--- Begin Data segment ---

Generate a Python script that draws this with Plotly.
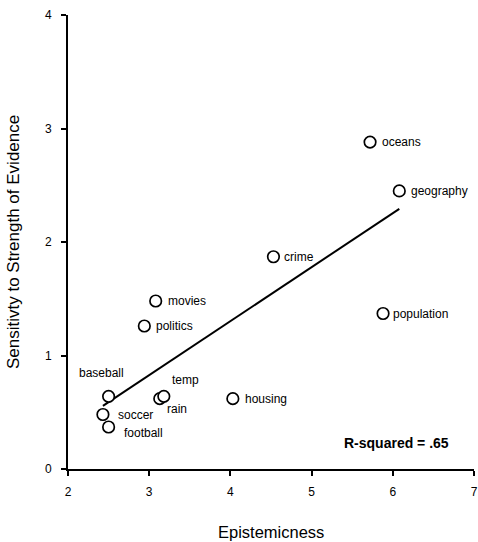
import numpy as np
import plotly.graph_objects as go

# ---- data ----
topics = ["baseball", "soccer", "football", "rain", "temp", "housing",
          "oceans", "geography", "crime", "population", "movies", "politics"]
epistemicness = [2.50, 2.43, 2.50, 3.13, 3.18, 4.03, 5.72, 6.08, 4.53, 5.88, 3.08, 2.94]
sensitivity = [0.64, 0.48, 0.37, 0.62, 0.64, 0.62, 2.88, 2.45, 1.87, 1.37, 1.48, 1.26]
x_ticks = [2, 3, 4, 5, 6, 7]
y_ticks = [0, 1, 2, 3, 4]
r_squared_label = "R-squared = .65"

# label placement (style only): xanchor, xshift, yshift in pixels
label_pos = {
    "baseball": ("center", -7, 23),
    "soccer": ("left", 13, 0),
    "football": ("left", 13, -6),
    "rain": ("left", 5, -10),
    "temp": ("left", 6, 16),
    "housing": ("left", 10, 0),
    "oceans": ("left", 10, 0),
    "geography": ("left", 10, 0),
    "crime": ("left", 9, 0),
    "population": ("left", 8, 0),
    "movies": ("left", 10, 0),
    "politics": ("left", 10, 0),
}

FONT = "Arial, Liberation Sans, sans-serif"

xs = np.array(epistemicness)
ys = np.array(sensitivity)
slope, intercept = np.polyfit(xs, ys, 1)
line_x = [xs.min(), xs.max()]
line_y = [intercept + slope * v for v in line_x]

fig = go.Figure()
fig.add_trace(go.Scatter(x=line_x, y=line_y, mode="lines",
                         line=dict(color="black", width=2), hoverinfo="skip",
                         showlegend=False))
fig.add_trace(go.Scatter(x=epistemicness, y=sensitivity, mode="markers",
                         marker=dict(symbol="circle", size=11.5, color="white",
                                     line=dict(color="black", width=1.7)),
                         text=topics, showlegend=False, cliponaxis=False))

for t, xv, yv in zip(topics, epistemicness, sensitivity):
    anc, dx, dy = label_pos[t]
    fig.add_annotation(x=xv, y=yv, xref="x", yref="y", text=t, showarrow=False,
                       xanchor=anc, yanchor="middle", xshift=dx, yshift=dy,
                       font=dict(family=FONT, size=12, color="black"))

fig.add_annotation(x=6.72, y=0.23, xref="x", yref="y", text="<b>%s</b>" % r_squared_label,
                   showarrow=False, xanchor="right", yanchor="middle",
                   font=dict(family=FONT, size=14, color="black"))

# axis titles
fig.add_annotation(x=0.5, y=0, xref="paper", yref="paper", text="Epistemicness",
                   showarrow=False, xanchor="center", yanchor="bottom", yshift=-73,
                   borderpad=0, font=dict(family=FONT, size=16.5, color="black"))
fig.add_annotation(x=0, y=0.5, xref="paper", yref="paper",
                   text="Sensitivty to Strength of Evidence", textangle=-90,
                   showarrow=False, xanchor="center", yanchor="middle", xshift=-55, yshift=0,
                   font=dict(family=FONT, size=17, color="black"))

axis_common = dict(showgrid=False, zeroline=False, showline=True, linecolor="black",
                   linewidth=2, ticks="outside", ticklen=5, tickwidth=2, automargin=False,
                   tickcolor="black", tickfont=dict(family=FONT, size=12, color="black"))
fig.update_xaxes(range=[2, 7], tickvals=x_ticks, ticklabelstandoff=6, **axis_common)
fig.update_yaxes(range=[0, 4], tickvals=y_ticks, ticklabelstandoff=7, **axis_common)

fig.update_layout(width=478, height=542, margin=dict(l=68, r=4, t=15, b=73),
                  plot_bgcolor="white", paper_bgcolor="white",
                  font=dict(family=FONT, color="black"))

# remove the default page margin so the figure fills the window exactly
fig.write_html("out.html", config={"displayModeBar": False},
               post_script="document.body.style.margin='0';")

--- End Data segment ---

### Task description
Copy nothing but the lines from the first one in the listing through the line with "text=topics, showlegend=False, cliponaxis=False))", and omit the pictures.

### Reply to the task
Generate a Python script that draws this with Plotly.
import numpy as np
import plotly.graph_objects as go

# ---- data ----
topics = ["baseball", "soccer", "football", "rain", "temp", "housing",
          "oceans", "geography", "crime", "population", "movies", "politics"]
epistemicness = [2.50, 2.43, 2.50, 3.13, 3.18, 4.03, 5.72, 6.08, 4.53, 5.88, 3.08, 2.94]
sensitivity = [0.64, 0.48, 0.37, 0.62, 0.64, 0.62, 2.88, 2.45, 1.87, 1.37, 1.48, 1.26]
x_ticks = [2, 3, 4, 5, 6, 7]
y_ticks = [0, 1, 2, 3, 4]
r_squared_label = "R-squared = .65"

# label placement (style only): xanchor, xshift, yshift in pixels
label_pos = {
    "baseball": ("center", -7, 23),
    "soccer": ("left", 13, 0),
    "football": ("left", 13, -6),
    "rain": ("left", 5, -10),
    "temp": ("left", 6, 16),
    "housing": ("left", 10, 0),
    "oceans": ("left", 10, 0),
    "geography": ("left", 10, 0),
    "crime": ("left", 9, 0),
    "population": ("left", 8, 0),
    "movies": ("left", 10, 0),
    "politics": ("left", 10, 0),
}

FONT = "Arial, Liberation Sans, sans-serif"

xs = np.array(epistemicness)
ys = np.array(sensitivity)
slope, intercept = np.polyfit(xs, ys, 1)
line_x = [xs.min(), xs.max()]
line_y = [intercept + slope * v for v in line_x]

fig = go.Figure()
fig.add_trace(go.Scatter(x=line_x, y=line_y, mode="lines",
                         line=dict(color="black", width=2), hoverinfo="skip",
                         showlegend=False))
fig.add_trace(go.Scatter(x=epistemicness, y=sensitivity, mode="markers",
                         marker=dict(symbol="circle", size=11.5, color="white",
                                     line=dict(color="black", width=1.7)),
                         text=topics, showlegend=False, cliponaxis=False))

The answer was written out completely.